Data Analysis And The Fight Against Medicare Part D Abuse

By: Louis C. Szura, Esq.
Date: July 15, 2015

The newest battleground for the war against Medicare fraud and abuse – electronic data analysis – is proving fruitful. But, more needs to be done, especially concerning the fraud and abuse of opioid prescriptions through Part D.

Yesterday, CMS announced that, during the 2014 calendar year, its Fraud Prevention System (FPS) “identified or prevented $454 million” in “troublesome billing patterns and outlier claims” throughout Medicare. The FPS identifies those inappropriate payments for follow-up action with a data analysis systems similar to systems used by credit card companies to proactively detect fraud.  Moreover, the FPS seems to be increasing its ability to detect inappropriate payments as it gains information reviewing various forms of fraudulent behavior around the country. A larger dollar amount of inappropriate billings were detected in 2014 than in the previous two years combined ($820 million).

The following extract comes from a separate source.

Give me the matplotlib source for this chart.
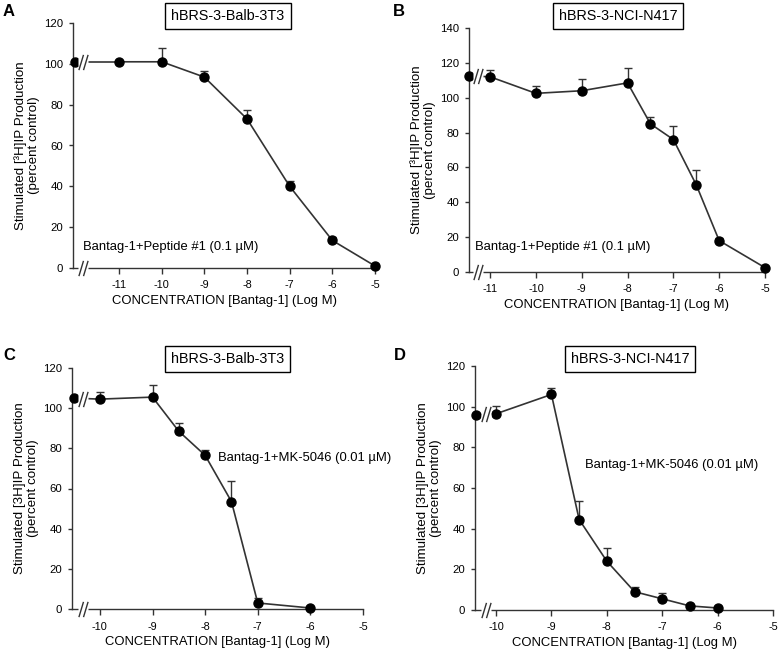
import numpy as np
import matplotlib.pyplot as plt
from matplotlib.path import Path

plt.rcParams['font.family'] = ['Liberation Sans', 'DejaVu Sans']

# panel data: dose (log M), response (percent control), upper error
a_x = [-11, -10, -9, -8, -7, -6, -5]
a_y = [101, 101, 93.5, 73, 40, 13.5, 1]
a_err = [0.5, 7, 3, 4.5, 2.5, 1.5, 0.3]
a_ctrl = 101

b_x = [-11, -10, -9, -8, -7.5, -7, -6.5, -6, -5]
b_y = [112, 102.5, 104, 108.5, 85, 76, 50, 18, 2.5]
b_err = [4, 4, 6.5, 8.5, 4, 8, 8.5, 1.5, 0.3]
b_ctrl = 112.5

c_x = [-10, -9, -8.5, -8, -7.5, -7, -6]
c_y = [104.5, 105.5, 88.5, 76.5, 53.5, 3, 0.5]
c_err = [3.5, 6, 4, 2.5, 10, 2.5, 0.3]
c_ctrl = 105

d_x = [-10, -9, -8.5, -8, -7.5, -7, -6.5, -6]
d_y = [96.5, 106, 44.5, 24, 9, 5.5, 2, 1]
d_err = [4, 3, 9, 6.5, 2.5, 3, 0.5, 0.3]
d_ctrl = 96

W, H = 778, 649
fig = plt.figure(figsize=(W / 100, H / 100), dpi=100)

lc = '#333333'
slash = Path([(-1.8, -3), (0, 3), (0, -3), (1.8, 3)],
             [Path.MOVETO, Path.LINETO, Path.MOVETO, Path.LINETO])


def px_axes(l, r, b, t):
    return fig.add_axes([l / W, 1 - b / H, (r - l) / W, (b - t) / H])


def brk(ax, x, y):
    ax.plot([x], [y], marker='s', ms=7, mfc='white', mec='none', ls='none',
            clip_on=False, zorder=5)
    ax.plot([x], [y], marker=slash, ms=11, mfc='none', mec=lc, mew=1.0,
            ls='none', clip_on=False, zorder=6)


def panel(box, xlim, ymax, xs, ys, errs, ctrl, ctrl_x, brk_top, brk_bot,
          xticks, ylab, title, tpos, letter, lpos, note, npos):
    ax = px_axes(*box)
    ax.set_xlim(*xlim)
    ax.set_ylim(0, ymax)
    for s in ['top', 'right']:
        ax.spines[s].set_visible(False)
    for s in ['left', 'bottom']:
        ax.spines[s].set_color(lc)
        ax.spines[s].set_linewidth(1.0)
    ax.set_yticks(np.arange(0, ymax + 1, 20))
    ax.set_xticks(xticks)
    ax.set_xticklabels([str(t) for t in xticks])
    ax.tick_params(axis='y', labelsize=8.2, length=3, width=1.0, color=lc, pad=4)
    ax.tick_params(axis='x', labelsize=7.8, length=4, width=1.0, color=lc, pad=5)
    # control point joined to first dose
    ax.plot([ctrl_x, xs[0]], [ctrl, ys[0]], color=lc, lw=1.2, zorder=2,
            clip_on=False)
    ax.plot([ctrl_x], [ctrl], 'o', color='black', ms=6.5, zorder=4, clip_on=False)
    ax.plot(xs, ys, color=lc, lw=1.2, zorder=2, clip_on=False)
    ax.errorbar(xs, ys, yerr=[np.zeros(len(errs)), errs], fmt='o', color='black',
                ecolor=lc, elinewidth=1.0, capsize=3, ms=6.5, zorder=4,
                clip_on=False)
    brk(ax, brk_top, (ctrl + ys[0]) / 2)
    brk(ax, brk_bot, 0)
    ax.set_ylabel(ylab, fontsize=9.6, labelpad=3, linespacing=1.15)
    ax.set_xlabel('CONCENTRATION [Bantag-1] (Log M)', fontsize=9.4, labelpad=3)
    fig.text(tpos[0] / W, 1 - tpos[1] / H, title, fontsize=10.4, ha='center',
             va='center',
             bbox=dict(boxstyle='square,pad=0.42', fc='white', ec='black', lw=1.0))
    fig.text(lpos[0] / W, 1 - lpos[1] / H, letter, fontsize=12, weight='bold',
             ha='left', va='center')
    ax.text(npos[0], npos[1], note, fontsize=9.4, ha='left', va='center')
    return ax


lab1 = 'Stimulated [³H]IP Production\n(percent control)'
lab2 = 'Stimulated [3H]IP Production\n(percent control)'

panel((73, 375, 268, 23), (-12.08, -5), 120, a_x, a_y, a_err, a_ctrl, -12.03,
      -11.85, -11.85, [-11, -10, -9, -8, -7, -6, -5], lab1, 'hBRS-3-Balb-3T3',
      (228, 16), 'A', (3, 11), 'Bantag-1+Peptide #1 (0.1 µM)', (-11.85, 10.3))
panel((469, 765, 272, 28), (-11.46, -5), 140, b_x, b_y, b_err, b_ctrl, -11.46,
      -11.26, -11.26, [-11, -10, -9, -8, -7, -6, -5], lab1, 'hBRS-3-NCI-N417',
      (618, 16), 'B', (393, 11), 'Bantag-1+Peptide #1 (0.1 µM)', (-11.33, 14.3))
panel((72, 363, 609, 368), (-10.53, -5), 120, c_x, c_y, c_err, c_ctrl, -10.49,
      -10.32, -10.32, [-10, -9, -8, -7, -6, -5], lab2, 'hBRS-3-Balb-3T3',
      (227.5, 359), 'C', (3, 356), 'Bantag-1+MK-5046 (0.01 µM)', (-7.76, 75.2))
panel((475, 773, 610, 366), (-10.38, -5), 120, d_x, d_y, d_err, d_ctrl, -10.36,
      -10.18, -10.18, [-10, -9, -8, -7, -6, -5], lab2, 'hBRS-3-NCI-N417',
      (630, 359), 'D', (394, 356), 'Bantag-1+MK-5046 (0.01 µM)', (-8.39, 71.3))

fig.savefig('out.png', dpi=100)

While the FPS is used to identify all types of inappropriate billing, CMS also provided additional detail about its fight against Medicare Part D fraud and abuse of opioids. Coinciding with its FPS announcement, representatives of the Centers for Medicare and Medicaid Services and the HHS Office of Inspector General testified before a U.S. House Committee on the topic of strengthening the program integrity of Medicare Part D to prevent opioid abuse. The testimony focused on the rampant abuse of opioids and what can be done to stop it. As part of their testimony, Ann Maxwell from OIG and Shantanu Agrawal from CMS shared their insight and some alarming statistics about opioid abuse gathered from data analysis:

  • From 2006 to 2014, spending for Part D drugs more than doubled. It increased by 136%, from $51.3 billion to $121.1 billion. Over the same time, spending for commonly abused opioids grew at an even higher rate, from $1.5 billion to $3.9 billion, an increase of 156%.
  • The OIG examined pharmacy billing patterns in 2014 to look for questionable billing that might be an indicator of fraud and identified 1,432 retail pharmacies that had questionable billing in that time period.
In light of the situation, the representatives resolved to increase their efforts to stem the tide of abuse. In addition to their existing powers, they identified additional measures that are going to be taken to fight this growing problem. The pointed out that the President’s proposed 2016 Budget would provide the Secretary of HHS with expanded authority to:

  1. Suspend coverage and payment for drugs prescribed by providers who have  been engaged in misprescribing or overprescribing drugs with abuse potential;
  2. Suspend coverage and payment for Part D drugs when those prescriptions present an imminent risk to patients; and
  3. Require additional information on certain Part D prescriptions, such as diagnosis and incident codes, as a condition of coverage.
Look for these powers to be the subject of upcoming legislation. In addition, CMS stated that it is targeting individual prescribers to ensure only legitimate prescribers are appropriately prescribing to beneficiaries. CMS is going to implement its power, under Section 6405 of the Affordable Care Act, to require most prescribers of drugs paid for by Part D to enroll in Medicare. CMS is currently, actively working to enroll over 400,000 prescribers of Part D drugs by January 2016 and to enforce the requirement that plans deny Part D claims that are written by prescribers who do not meet the necessary requirements by June 2016. Finally, in addition to increasing its taskforce efforts and collaborating with plan sponsors and law enforcement, CMS also plans to increase its data analysis capabilities. CMS will be implementing quicker and more efficient data sharing and analysis with its Medicare Drug Integrity Contractor.  Those efforts should result in even higher numbers of inappropriate billings for opioid abuse being identified for investigation in the future.